Culture & Competency

Working from Home

Christina at Inc. writes about three fallacies about working from home, and points to a soon-to-be-released book by the founders of 37signals on the benefits of remote working.

The authors’ viewpoints are certainly biased–37signals’ products are well-suited for remote workers who need to work on projects with others and stay in close touch with teammates. Even so, they clearly know what they’re talking about and practice what they preach. The company’s 36 employees are scattered around the world and only come together for companywide gatherings a few times a year. Fried and Hansson also are proponents of a 40-hour work week and don’t care how employees distribute their hours on the clock or calendar.

The duo identifies the many benefits of such flexibility, such as the potential hundreds of hours and thousands of dollars a person can save by not having to commute. But what it really boils down to is that if done right remote workers have an opportunity to determine the quality of their own lives. Want to travel the world? Go for it–most people can work anywhere there’s an Internet connection.

Remote work isn’t without its drawbacks, such as the tendency for people to work too much from home, while at the same time getting less exercise than if they had to trudge into an office.

The book is chock full of tips for employees on how to succeed as a remote worker as well as surprising advice for managers about how to hire and retain the best talent.

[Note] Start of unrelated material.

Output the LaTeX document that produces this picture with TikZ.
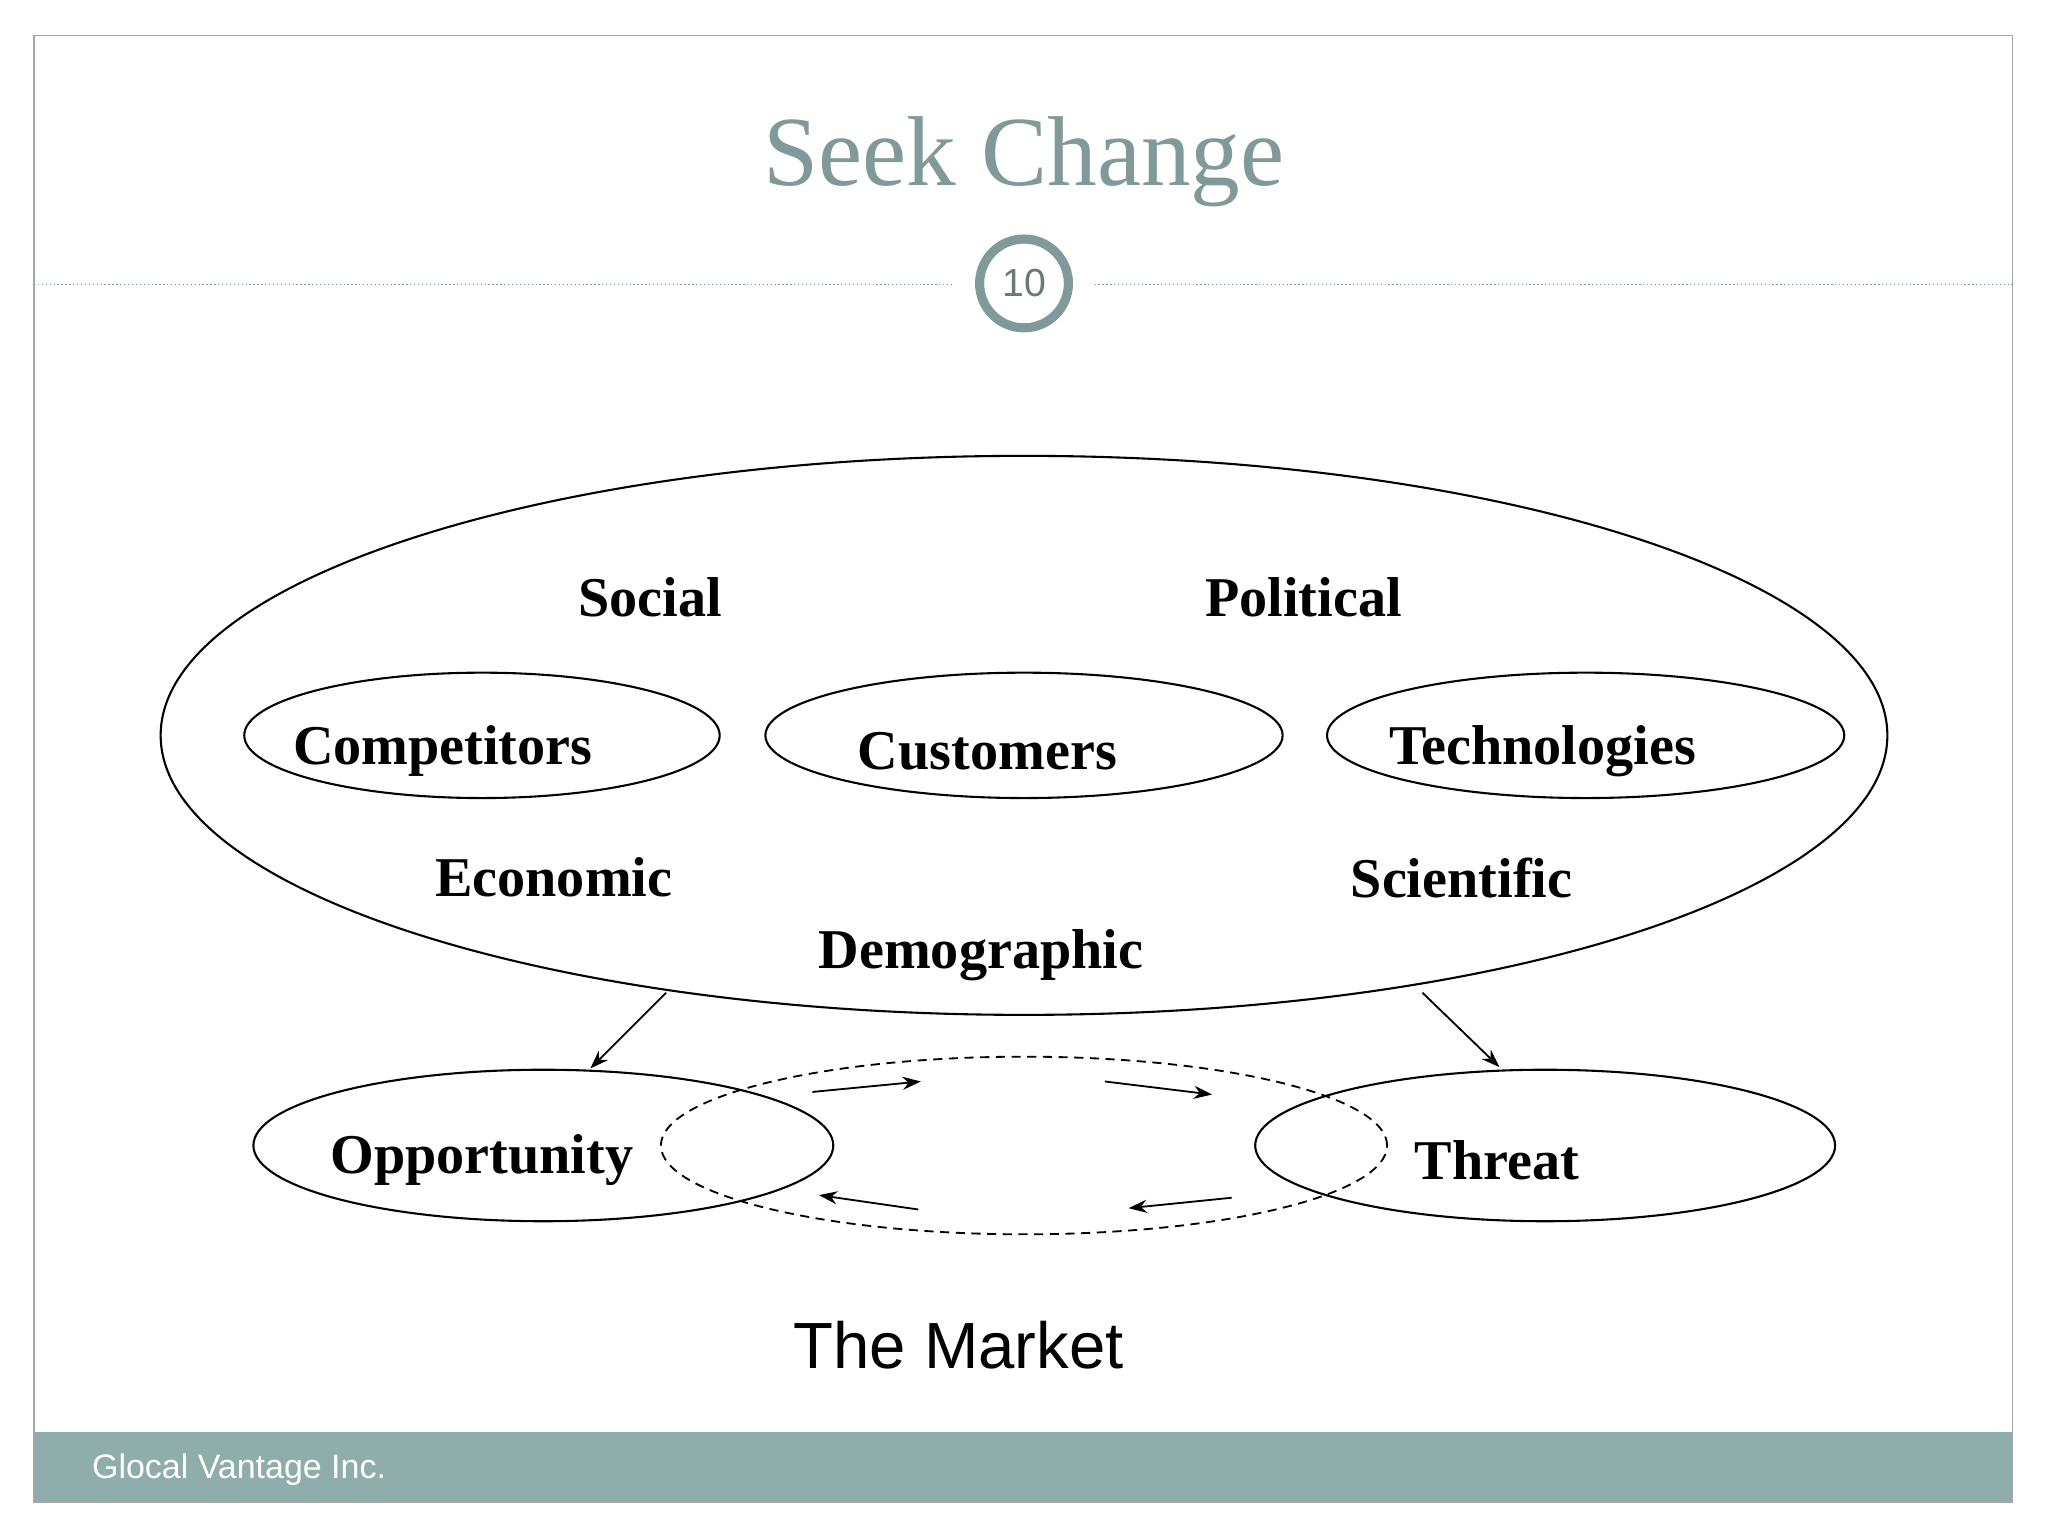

The fallacies she / they mention are:
– that remote work hinders communication.
– that other employees will be jealous.
– that remote workers will slack off.

Clearly there will be situations where employees don’t do all they can when they are working from home, but at the root this comes down to hiring the right people in the first place. Strategies for addressing each potential problem are noted in Christina’s article.

I started studying remote work / telework in the mid-1990s and the issues then are the same ones mentioned now. Have we learnt nothing in the past 20 years?